**Given instruction**
Take the lines from the beginning of the material through the line containing "stroke: '#000', lineWidth: 3.5" and retype them exactly, leaving the pictures out.

**Information provided**
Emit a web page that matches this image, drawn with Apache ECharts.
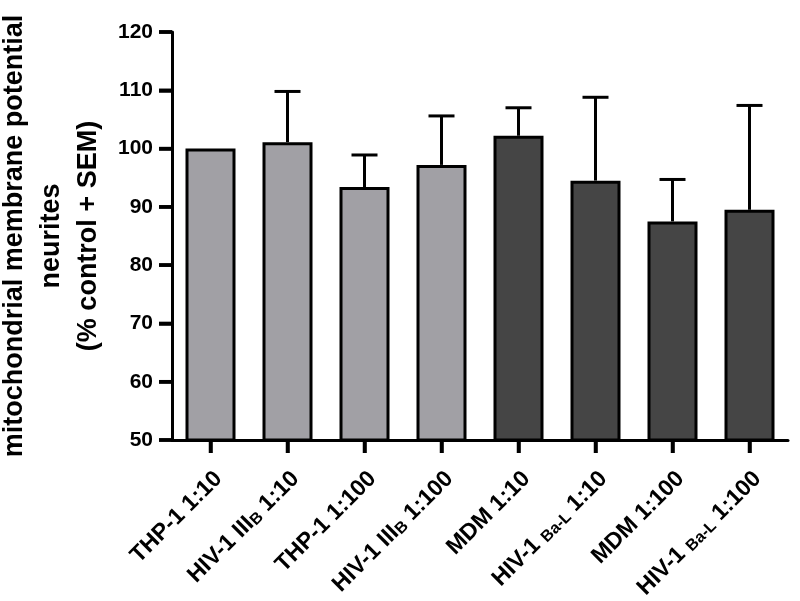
<!DOCTYPE html>
<html>
<head>
<meta charset="utf-8">
<script src="https://cdn.jsdelivr.net/npm/echarts@6/dist/echarts.min.js"></script>
<style>
  html, body { margin: 0; padding: 0; background: #fff; }
  #chart { width: 800px; height: 601px; }
</style>
</head>
<body>
<div id="chart"></div>
<script>
// categories use rich-text markup for the subscripts
const categories = [
  'THP-1 1:10',
  'HIV-1 III{sub|B} 1:10',
  'THP-1 1:100',
  'HIV-1 III{sub|B} 1:100',
  'MDM 1:10',
  'HIV-1 {small|Ba-L} 1:10',
  'MDM 1:100',
  'HIV-1 {small|Ba-L} 1:100',
]
const means = [100.0, 101.1, 93.4, 97.2, 102.2, 94.5, 87.5, 89.5]
const sem = [0, 8.7, 5.5, 8.4, 4.8, 14.3, 7.2, 17.9]
const isMdm = [false, false, false, false, true, true, true, true]
const yTicks = [50, 60, 70, 80, 90, 100, 110, 120]

const LIGHT = '#a1a0a5'
const DARK = '#454545'
const FONT = '"Liberation Sans", Arial, sans-serif'
const TICK_LEN = 13
const LINE = { stroke: '#000', lineWidth: 3.5 }

const chart = echarts.init(document.getElementById('chart'), null, { renderer: 'canvas' })

function errorBar(params, api) {
  const i = api.value(0)
  const m = api.value(1)
  const s = api.value(2)
  if (!s) return null
  const base = api.coord([i, m])
  const top = api.coord([i, m + s])
  const half = 13
  const style = { stroke: '#000', lineWidth: 3 }
  return {
    type: 'group',
    children: [
      { type: 'line', shape: { x1: base[0], y1: base[1], x2: top[0], y2: top[1] }, style },
      { type: 'line', shape: { x1: top[0] - half, y1: top[1], x2: top[0] + half, y2: top[1] }, style },
    ],
  }
}

// outside tick marks, placed through the axis scales
function xTick(params, api) {
  const p = api.coord([api.value(0), api.value(1)])
  return { type: 'line', shape: { x1: p[0], y1: p[1], x2: p[0], y2: p[1] + TICK_LEN }, style: LINE }
}
function yTick(params, api) {
  const p = api.coord([0, api.value(1)])
  const x = params.coordSys.x
  return { type: 'line', shape: { x1: x, y1: p[1], x2: x - TICK_LEN, y2: p[1] }, style: LINE }
}

chart.setOption({
  animation: false,
  grid: { left: 172, right: 12, top: 32, bottom: 161, outerBoundsMode: 'none' },
  xAxis: {
    type: 'category',
    data: categories,
    axisLine: { show: true, lineStyle: { color: '#000', width: 3 } },
    axisTick: { show: true, alignWithLabel: true, length: TICK_LEN, lineStyle: { color: '#000', width: 3.5 } },
    axisLabel: {
      interval: 0, rotate: 45, margin: 27,
      align: 'right', verticalAlign: 'top',
      color: '#000', fontWeight: 'bold', fontSize: 23, fontFamily: FONT,
      rich: {
        sub: { fontSize: 16, fontWeight: 'bold', fontFamily: FONT, color: '#000', verticalAlign: 'bottom' },
        small: { fontSize: 16, fontWeight: 'bold', fontFamily: FONT, color: '#000', verticalAlign: 'bottom' },
      },
    },
  },
  yAxis: {
    type: 'value',
    min: yTicks[0], max: yTicks[yTicks.length - 1], interval: 10,
    name: 'mitochondrial membrane potential\nneurites\n(% control + SEM)',
    nameLocation: 'middle',
    nameGap: 56,
    nameTextStyle: { color: '#000', fontWeight: 'bold', fontSize: 27, fontFamily: FONT, lineHeight: 37 },
    axisLine: { show: true, lineStyle: { color: '#000', width: 3 } },
    axisTick: { show: true, length: TICK_LEN, lineStyle: { color: '#000', width: 3.5 } },
    axisLabel: { color: '#000', fontWeight: 'bold', fontSize: 21, fontFamily: FONT, margin: 19 },
    splitLine: { show: false },
  },
  series: [
    {
      type: 'bar',
      barWidth: 50,
      data: means.map((v, i) => ({
        value: v,
        itemStyle: { color: isMdm[i] ? DARK : LIGHT, borderColor: '#000', borderWidth: 3 },
      })),
    },
    {
      type: 'custom',
      renderItem: errorBar,
      z: 5,
      data: means.map((v, i) => [i, v, sem[i]]),
    },
    {
      type: 'custom',
      renderItem: xTick,
      silent: true,
      clip: false,
      data: categories.map((c, i) => [i, yTicks[0]]),
    },
    {
      type: 'custom',
      renderItem: yTick,
      silent: true,
      clip: false,
      data: yTicks.map((v) => [0, v]),
    },
  ],
})
</script>
</body>
</html>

**Completed task**
Emit a web page that matches this image, drawn with Apache ECharts.
<!DOCTYPE html>
<html>
<head>
<meta charset="utf-8">
<script src="https://cdn.jsdelivr.net/npm/echarts@6/dist/echarts.min.js"></script>
<style>
  html, body { margin: 0; padding: 0; background: #fff; }
  #chart { width: 800px; height: 601px; }
</style>
</head>
<body>
<div id="chart"></div>
<script>
// categories use rich-text markup for the subscripts
const categories = [
  'THP-1 1:10',
  'HIV-1 III{sub|B} 1:10',
  'THP-1 1:100',
  'HIV-1 III{sub|B} 1:100',
  'MDM 1:10',
  'HIV-1 {small|Ba-L} 1:10',
  'MDM 1:100',
  'HIV-1 {small|Ba-L} 1:100',
]
const means = [100.0, 101.1, 93.4, 97.2, 102.2, 94.5, 87.5, 89.5]
const sem = [0, 8.7, 5.5, 8.4, 4.8, 14.3, 7.2, 17.9]
const isMdm = [false, false, false, false, true, true, true, true]
const yTicks = [50, 60, 70, 80, 90, 100, 110, 120]

const LIGHT = '#a1a0a5'
const DARK = '#454545'
const FONT = '"Liberation Sans", Arial, sans-serif'
const TICK_LEN = 13
const LINE = { stroke: '#000', lineWidth: 3.5 }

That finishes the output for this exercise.